Highlights & Insights¶
- Problem-oriented design: SFP and PI directly address the two core challenges—3D unreliability and modality collapse.
- Strong empirical performance: State-of-the-art on 22 of 29 tasks, with an average improvement of 2.7%.
- Conformational robustness: A highly desirable property in practical drug discovery pipelines.
- SSM for molecular representation: Demonstrates the potential of the Mamba architecture in molecular representation learning.
Limitations & Future Work¶
- Conformation generation methods: 3D structures are currently generated via RDKit; more advanced conformation generation approaches remain to be explored.
- Pre-training: The absence of large-scale pre-training limits potential generalization; integration with self-supervised pre-training may yield further gains.
- Protein–molecule interactions: Binding information from target proteins is not incorporated.
- 3D equivariance: The current SFP design may not fully preserve 3D equivariance.
- Scalability: Efficiency on ultra-large molecular libraries requires further validation.
Related Work & Insights¶
- Molecular representation learning: MolBERT, Uni-Mol, 3D-InfoMax, etc.
- Multimodal fusion: Fusion strategies from vision–language models.
- State space models: Mamba (Gu & Dao, 2023) for sequence modeling.

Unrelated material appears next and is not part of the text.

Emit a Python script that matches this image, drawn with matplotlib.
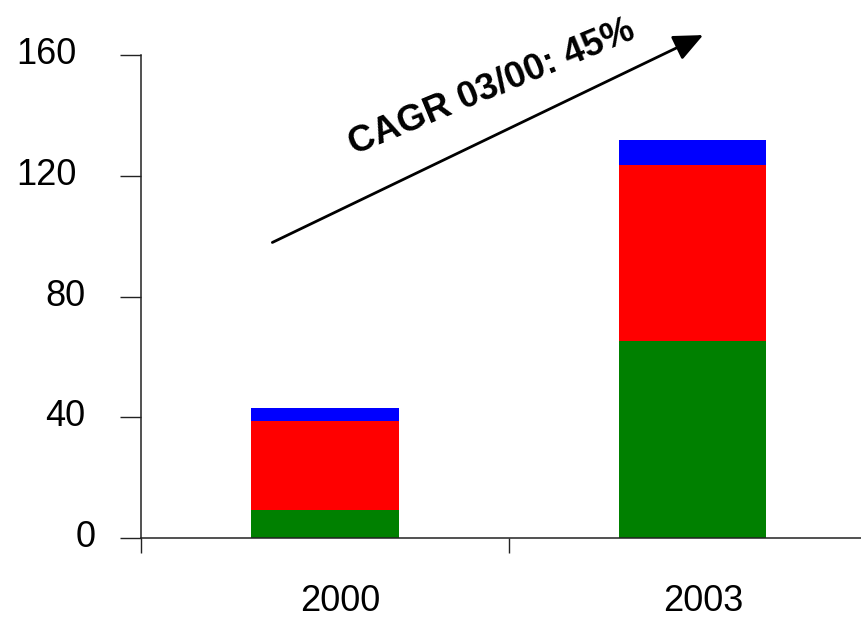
import matplotlib
matplotlib.use('Agg')
import matplotlib.pyplot as plt
from matplotlib.transforms import ScaledTranslation

# Stacked values per year
years = ['2000', '2003']
green_vals = [9.4, 65.3]
red_vals = [29.3, 58.1]
blue_vals = [4.4, 8.6]
y_ticks = [0, 40, 80, 120, 160]
cagr_label = 'CAGR 03/00: 45%'

plt.rcParams['font.family'] = ['Liberation Sans', 'DejaVu Sans']

fig = plt.figure(figsize=(8.61, 6.19), dpi=100)
ax = fig.add_axes([141 / 861, 81 / 619, 720 / 861, 483 / 619])

x = list(range(len(years)))
width = 0.4
ax.bar(x, green_vals, width, color='#008000', linewidth=0)
ax.bar(x, red_vals, width, bottom=green_vals, color='#ff0000', linewidth=0)
top_base = [g + r for g, r in zip(green_vals, red_vals)]
ax.bar(x, blue_vals, width, bottom=top_base, color='#0000ff', linewidth=0)

for side in ('top', 'right'):
    ax.spines[side].set_visible(False)
for side in ('left', 'bottom'):
    ax.spines[side].set_linewidth(1.1)
    ax.spines[side].set_color('#222222')

# Category separators as major ticks, year names on minor ticks
ax.set_xticks([-0.5, 0.5, 1.5])
ax.set_xticklabels([])
ax.set_xticks(x, minor=True)
ax.set_xticklabels(years, minor=True)
ax.tick_params(axis='x', which='major', direction='out', length=10.8, width=1.0, color='#222222')
ax.tick_params(axis='x', which='minor', length=0, pad=33, labelsize=26)

ax.set_yticks(y_ticks)
ax.set_yticklabels([str(v) for v in y_ticks])
ax.tick_params(axis='y', direction='out', length=15, width=1.0, color='#222222',
               pad=31.7, labelsize=26)

ax.set_xlim(-0.5, 1.457)
ax.set_ylim(0, 160)

# Nudge labels
for lbl, dx in zip(ax.get_xticklabels(minor=True), [15, 10]):
    lbl.set_transform(lbl.get_transform() + ScaledTranslation(dx / 100, 0, fig.dpi_scale_trans))
for lbl, v in zip(ax.get_yticklabels(), y_ticks):
    n = len(str(v))
    dx = 9.5 * (3 - n)
    lbl.set_transform(lbl.get_transform() + ScaledTranslation(dx / 100, 4.5 / 100, fig.dpi_scale_trans))

# Growth arrow with CAGR label
ax.annotate('', xy=(1.028, 166.6), xytext=(-0.143, 97.9),
            arrowprops=dict(arrowstyle='-|>,head_length=0.9,head_width=0.4',
                            lw=2.0, color='black', mutation_scale=20,
                            shrinkA=0, shrinkB=0),
            annotation_clip=False)
ax.text(0.454, 149.5, cagr_label, rotation=22.5, rotation_mode='anchor',
        ha='center', va='center', fontsize=26.5, fontweight='bold', clip_on=False)

fig.savefig('out.png', dpi=100)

- Drug discovery: TDC benchmark platform (Huang et al., 2022).
Rating¶
- Novelty: 4/5 — The combined SFP + PI design is novel and effective.
- Experimental Thoroughness: 4/5 — Comprehensive evaluation across 29 tasks.
- Writing Quality: 4/5 — Clear method description and systematic experimental design.
- Value: 4/5 — Directly addresses practical needs in drug discovery.
- Overall: 4/5